[Tutor] Parsing non-uniform strings
Kirby Urner
urnerk@qwest.net
Mon, 19 Nov 2001 21:34:56 -0800
At 06:50 PM 11/19/2001 -0600, Timothy Wilson wrote:
>Hi everyone,
>
>I'm working up an assignment for my programming students and I'd like to
>get some feedback on strategies that could be used to solve this problem.
Getting the data is step 1, parsing the data is step 2. Some
websites give a lot of formatting, doing the parsing for you,
but making any screen scraping program wade through a lot of
HTML looking for values.
I prefer to just get the metar string, as per your examples.

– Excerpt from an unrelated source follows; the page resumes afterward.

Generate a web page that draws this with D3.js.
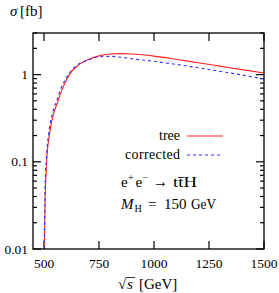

>Does anyone have some general advise about parsing data like this?
>This may be biting off more than my students are able to chew at
>this point.
>
>-Tim
A key question is whether students in your class have any experience
with regular expressions. These would make it easier to pick out
strings of the form dd/dd for temperature/dewpoint, each with an
optional M in front (e.g. [M]dd/[M]dd). Supposedly that's unique
to the metar string, and you could find it like this:
temp = re.compile(' (M{0,1}[\d]{2})/(M{0,1}[\d]{2}) ')

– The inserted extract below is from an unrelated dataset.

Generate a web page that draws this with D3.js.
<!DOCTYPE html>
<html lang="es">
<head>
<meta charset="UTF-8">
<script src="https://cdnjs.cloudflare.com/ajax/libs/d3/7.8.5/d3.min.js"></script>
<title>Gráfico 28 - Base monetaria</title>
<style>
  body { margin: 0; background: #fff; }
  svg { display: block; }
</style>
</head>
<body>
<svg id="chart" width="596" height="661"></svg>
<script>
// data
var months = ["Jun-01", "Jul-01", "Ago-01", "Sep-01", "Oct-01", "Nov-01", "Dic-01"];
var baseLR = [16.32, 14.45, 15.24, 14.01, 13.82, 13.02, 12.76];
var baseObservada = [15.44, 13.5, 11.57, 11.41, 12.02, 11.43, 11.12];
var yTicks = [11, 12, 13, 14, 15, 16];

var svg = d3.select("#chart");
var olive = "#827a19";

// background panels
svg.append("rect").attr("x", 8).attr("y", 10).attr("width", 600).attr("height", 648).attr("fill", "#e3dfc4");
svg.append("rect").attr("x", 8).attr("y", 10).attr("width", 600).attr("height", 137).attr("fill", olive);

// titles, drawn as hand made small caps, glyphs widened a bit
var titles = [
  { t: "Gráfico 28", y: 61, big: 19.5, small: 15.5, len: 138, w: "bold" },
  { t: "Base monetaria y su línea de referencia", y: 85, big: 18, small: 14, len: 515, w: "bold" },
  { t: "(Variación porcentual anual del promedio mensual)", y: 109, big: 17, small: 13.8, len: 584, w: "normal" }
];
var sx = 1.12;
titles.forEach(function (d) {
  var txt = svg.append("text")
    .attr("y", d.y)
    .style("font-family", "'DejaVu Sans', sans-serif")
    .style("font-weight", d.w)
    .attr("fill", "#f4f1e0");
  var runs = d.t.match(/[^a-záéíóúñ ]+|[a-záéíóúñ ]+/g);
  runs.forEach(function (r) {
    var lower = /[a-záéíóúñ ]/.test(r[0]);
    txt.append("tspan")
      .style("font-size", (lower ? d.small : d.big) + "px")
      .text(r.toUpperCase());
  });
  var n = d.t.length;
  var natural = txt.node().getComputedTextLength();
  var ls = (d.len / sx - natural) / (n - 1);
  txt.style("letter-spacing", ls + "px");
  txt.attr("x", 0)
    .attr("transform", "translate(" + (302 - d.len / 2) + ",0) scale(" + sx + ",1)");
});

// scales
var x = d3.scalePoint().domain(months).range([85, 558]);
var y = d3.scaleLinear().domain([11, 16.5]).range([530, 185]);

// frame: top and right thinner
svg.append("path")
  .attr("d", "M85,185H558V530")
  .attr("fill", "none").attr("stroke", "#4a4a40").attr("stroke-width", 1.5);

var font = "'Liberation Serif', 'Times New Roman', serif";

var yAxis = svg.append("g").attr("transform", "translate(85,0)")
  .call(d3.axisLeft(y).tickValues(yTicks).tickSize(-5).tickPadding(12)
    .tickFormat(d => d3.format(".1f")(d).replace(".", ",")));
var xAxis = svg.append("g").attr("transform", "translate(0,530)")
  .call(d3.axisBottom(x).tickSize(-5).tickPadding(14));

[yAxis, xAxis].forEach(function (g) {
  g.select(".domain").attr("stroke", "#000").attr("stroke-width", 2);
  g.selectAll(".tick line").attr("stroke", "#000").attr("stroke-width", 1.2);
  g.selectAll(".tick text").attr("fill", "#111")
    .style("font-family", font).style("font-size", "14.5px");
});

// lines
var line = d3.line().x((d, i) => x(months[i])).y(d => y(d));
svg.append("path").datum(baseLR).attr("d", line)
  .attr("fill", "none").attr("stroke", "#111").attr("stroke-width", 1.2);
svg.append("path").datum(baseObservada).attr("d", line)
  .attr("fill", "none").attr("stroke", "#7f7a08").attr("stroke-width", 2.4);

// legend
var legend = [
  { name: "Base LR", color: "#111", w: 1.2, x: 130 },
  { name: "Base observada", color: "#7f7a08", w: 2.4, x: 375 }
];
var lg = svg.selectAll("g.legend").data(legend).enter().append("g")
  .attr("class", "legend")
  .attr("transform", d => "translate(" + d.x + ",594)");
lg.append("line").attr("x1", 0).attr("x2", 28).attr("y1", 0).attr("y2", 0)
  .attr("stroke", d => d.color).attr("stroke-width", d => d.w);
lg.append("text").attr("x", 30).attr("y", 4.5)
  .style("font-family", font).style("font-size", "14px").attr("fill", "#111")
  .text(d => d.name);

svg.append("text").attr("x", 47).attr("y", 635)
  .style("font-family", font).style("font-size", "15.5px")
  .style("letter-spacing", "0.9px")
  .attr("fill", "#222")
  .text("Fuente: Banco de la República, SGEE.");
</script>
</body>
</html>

If a match is found, then match.group(1) will contain the
temperature, and match.group(2) the dew point temperature
(both in Celcius). Likewise, the sky conditions may be
extracted by building a dictionary, e.g.
skydict = {"BKN":"Broken","FEW":"Few",
"OVC":"Overcast","CLR":"Clear",
"C":"Clear","SCT":"Scattered",
"VV":"Vertical visibility"}
and then searching on skydict.keys(), one at a time is
easiest:
for k in self.skydict.keys():
patt = " ("+k+")"+"([0-9]{3})"
sky = re.compile(patt)
match = re.search(sky,self.weather)
if match:
self.report.append("Sky: %s @ %s ft" % \
(self.skydict[match.group(1)],\
match.group(2)))
Just for fun, I did a passable metar downloader and parser,
as if I were one of your students. I can send you the full
source by email if you like.
Usage:
>>> kpdx = metar.Wreport("KPDX") # new report object defined
>>> kpdx.getdata() # download data from website using urllib2
>>> kpdx.weather # gives the string parsed below
'KPDX 200355Z 13010KT 10SM SCT070 BKN120 OVC200 12/09 A2988 RMK
AO2 SLP119 T01170089'
>>> kpdx.report # list of data items, could be formatted
['Date/Time: 11.20.2001 03:55 GMT', 'Temp: 12 C ', 'Dew: 09 C ',
'Sky: Overcast @ 200 ft', 'Sky: Scattered @ 070 ft',
'Sky: Broken @ 120 ft']
Another example:
>>> ksgs = metar.Wreport("KSGS")
>>> ksgs.getdata()
>>> for i in ksgs.report: print i
Date/Time: 11.20.2001 04:56 GMT
Temp: 01 C
Dew: M06 C
>>> ksgs.weather
'KSGS 200456Z AUTO 00000KT 10SM CLR 01/M06 A3023 RMK AO2 '
I see a couple bugs. CLR isn't being picked up, because I'm
looking for the 3-digits that aren't there in this case. And
I should probably use a minus sign in place of the M for
temperatures. I'll fix those in my metar.py after posting
this.
Thanks for sharing a fun, educational project. I learned
a lot.
Kirby